À ces situations, on va trouver des contre-exemples. Tel site portail fait collaborer plusieurs enseignants et pédagogues, tel projet fait travailler ensemble une diversité de pays et d’intérêts. À y regarder de près, on observe le même phénomène bien que souvent caché par l’expression du plus petit commun multiple. L’effet est assez simple. Si, sur un sujet, plus de cinq personnes interviennent, le plus grand nombre assistera sans intervenir parce que leurs idées ont déjà été exposées ou bien parce qu’ils ne souhaitent pas forcément réagir. La médiatisation de la parole (même si on l’écrit) dramatise l’expression et oblige à structurer a minima ce que l’on va dire. Dans les faits, il y a peu d’interventions mais celles qui existent donnent l’impression que le débat est important. C’est d’ailleurs un des effets de la connectivité informatique que de pousser à cela.
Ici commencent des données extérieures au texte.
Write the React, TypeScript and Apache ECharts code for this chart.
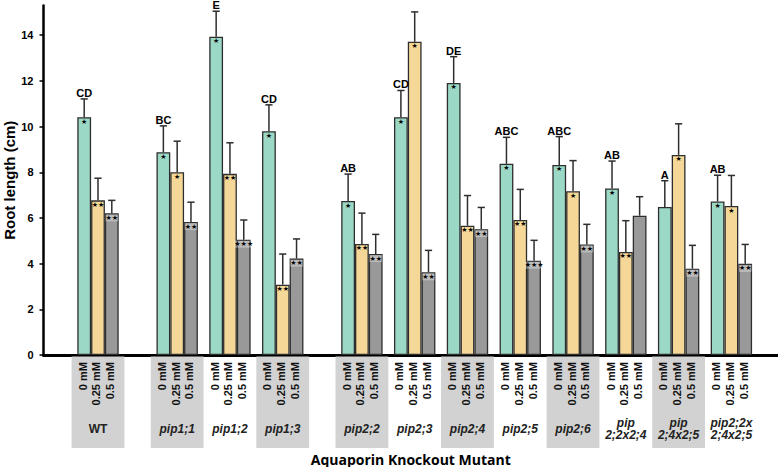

A contrario, imaginons que des enseignants aient des conceptions pédagogiques différentes. Ils ne sont pas contraints de s’aimer, mais dans le conseil de classe ils se parlent, ils s’opposent et ils s’entendent. Avec la connectivité informatique, vous vous intégrez dans une communauté qui vous ressemble. Si elle ne vous satisfait pas, vous la quittez dans l’instant et il ne se passe rien. Pour que quelque chose puisse être possible, on fonctionne sur des principes minimalistes, d’autant que les oppositions, lorsqu’elles sont médiatisées, prennent immédiatement des allures de tempêtes. Exemple, un responsable d’une formation à distance expédie une grille informelle et confidentielle pour que les enseignants puissent avoir des échanges sur les étudiants qu’ils ont dans leur séminaire. Bref, sur le mode de la salle des profs qui peut se laisser à dire qu’untel ne fait pas grand-chose, que celui-ci dort, que l’autre a une personnalité effacée, etc. Sur le plan de l’évaluation, cela n’a aucun intérêt. Sur celui de l’ambiance de travail, cela en a. Proposer de l’écrire et de le faire circuler est une tout autre chose. C’est inacceptable. Il va bien se trouver quelqu’un pour s’insurger d’un mode d’évaluation qui prend en considération des traits de personnalité qui n’ont rien à voir avec l’objectivité. Dans une situation présentielle, rien n’aurait été écrit. Il n’y aurait pas eu de problème, mais les échanges auraient eu lieu. Dans l’exemple cité, l’auteur de la grille va se sentir agressé par un procès qu’il pense ne pas mériter. Très vite, il y aura emphase. Dans une situation classique, deux
phrases auraient levé dans l’instant le quiproquo.
En fait, nous connaissons tous des enseignants qui ont passé des heures à faire un site web, mais qui ne trouveront aucun moment pour en discuter les choix et la pertinence avec des collègues. La connectivité informatique qui peut permettre à des humains d’apprendre ensemble et de produire de la plus-value collective, sans doute parce qu’elle fonctionne avec des principes qui lui sont inadaptés, est pour l’instant loin d’y parvenir.